Os sistemas jurídicos, tanto estatais como tradicionais, garantem um acesso efectivo, justo e equitativo à justiça? E como se pode valorizar a complementaridade da pluralidade dos juízes para reforçar este acesso? Será possível, por exemplo recorrer as “justiças” costumeiras para colmatar a falta de oferta da justiça estatal melhorando as condições de desempenho das “justiças” costumeiras e criando assim as condições de uma equivalência qualitativa entre os sistemas judiciais?
Como reforçar a legitimidade de cada instituição ou autoridade encarregue da aplicação da justiça, eliminando as imperfeições que pesam nesta legitimidade? Como garantir a submissão de cada ordem judiciária ao Direito, assegurando-se que seja examinada em função da normatividade jurídica, respeitando padrões comuns definidos a nível nacional e, compatíveis com os textos internacionais?

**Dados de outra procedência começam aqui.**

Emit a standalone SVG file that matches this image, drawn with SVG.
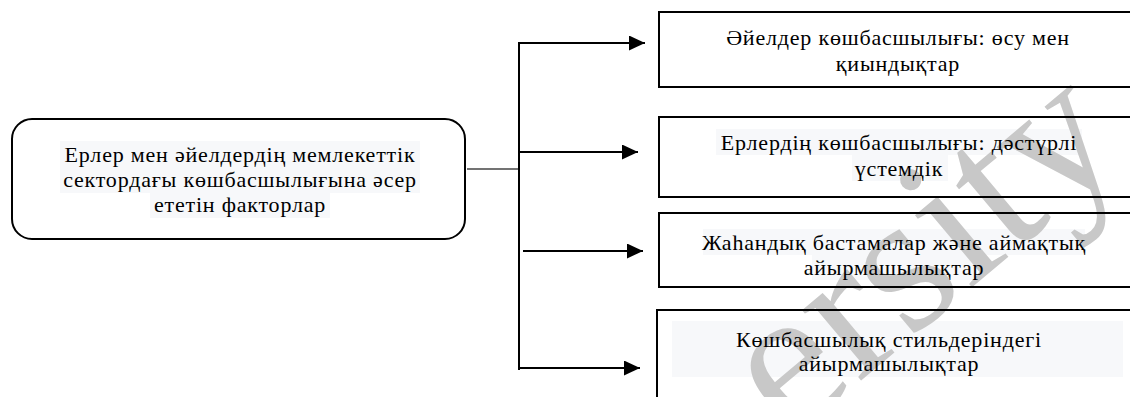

Como garantir aos cidadãos uma equivalência de segurança jurídica e judicial, em todas as ordens jurídicas e judiciais? Como garantir que as decisões tomadas por cada ordem judicial sejam baseadas em normas previsíveis e não sejam postas em causa? Quais são as articulações entre os sistemas jurídicos para se evitar sobreposições de leis, que fragilizam os direitos das partes em litígio?